Advanced Pulsation Analysis For Reciprocating Compressors

Pulsation fluid models for reciprocating and screw compressor piping have become more sophisticated as the horsepower and speed ranges for the compressors have increased. This is due, in large part, to the need to more reliably predict system responses for control of high vibrations.

Using more advanced computational models, fluid system designers at Southwest Research Institute (SwRI) have been able to more accurately determine expected fluid pulsation levels and corresponding response frequencies and mode shapes, resulting in more efficient and reliable pulsation bottle designs with lower horsepower consumption.

This article highlights some examples of the use of advanced fluid system models at SwRI to provide integrated fluid mechanical design solutions for reciprocating compressor systems and screw compressor silencers.

3D Analysis
Pulsation models of reciprocating compressor systems commonly utilize a one-dimensional (1D) representation with acoustic length modifications to represent the three-dimensional (3D) system, given the simplicity and cost-effectiveness of this approach. One-dimensional transient fluid models are generally accurate for pulsating flow piping systems where the dominant physical length is in the flow direction. In the areas near the compressor cylinder, very close to the fluid force excitation from the piston, the 1D assumptions break down since many of the high-frequency energy components have not diminished.

For new high-speed reciprocating compressor cylinder designs, certain 1D representations of the gas passage may not be valid and could lead to incorrect predictions.

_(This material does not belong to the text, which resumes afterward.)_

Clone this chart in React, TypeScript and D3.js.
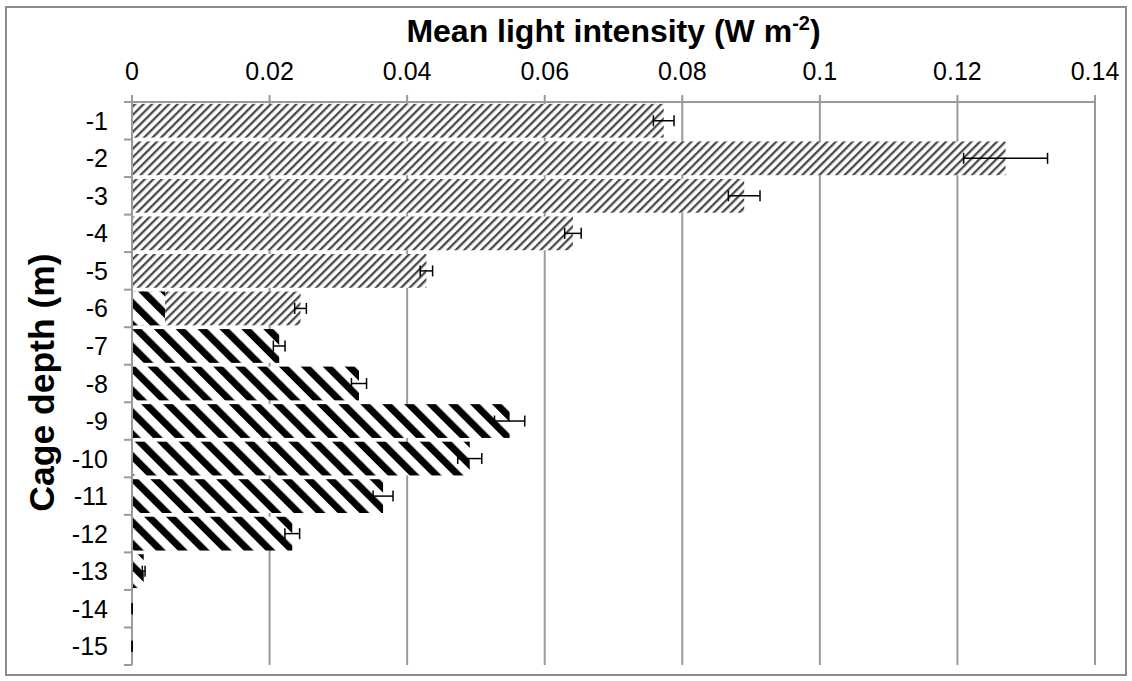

Uncontrolled responses associated with the cylinder gas passage system are primarily evident as higher frequency vibrations and high cycle fatigue failures at the compressor valves, cylinder body, and in the cylinder nozzles. Inaccurate designs will lead to use of cylinder nozzle orifice plates, poor valve life, and low compressor efficiency due to high dynamic pressure drop.

SwRI conducted an investigation comparing field data on installed high-speed units to predicted 1D and 3D acoustic responses near the compressor cylinder gas passageways. The combination of a 3D acoustic response model and a 1D fluid representation model was used to provide accurate predictions of all gas passage system responses in a cost effective manner. The testing discussed herein validated the new integrated approach and refined the SwRI transient fluid modeling methods.

Field-measured Pulsations
In order to characterize the responses in the system, pulsation data from the field site was recorded during a speed sweep of the reciprocating compressor unit which spanned the speeds from 825 -1,000 RPM. (This meant that the primary first order of excitation occurred at 13.75-16.6 Hz and the dominant energy at 2x spanned frequencies from 27.5-33.2 Hz). The four-cylinder compressor with the instrumentation installed is shown from its instrumented side in Figure 1. In this design, the two cylinders on each side of the machine fed into a three-chamber discharge pulsation filter bottle. Suction-side filtering was accomplished with a two-bottle system.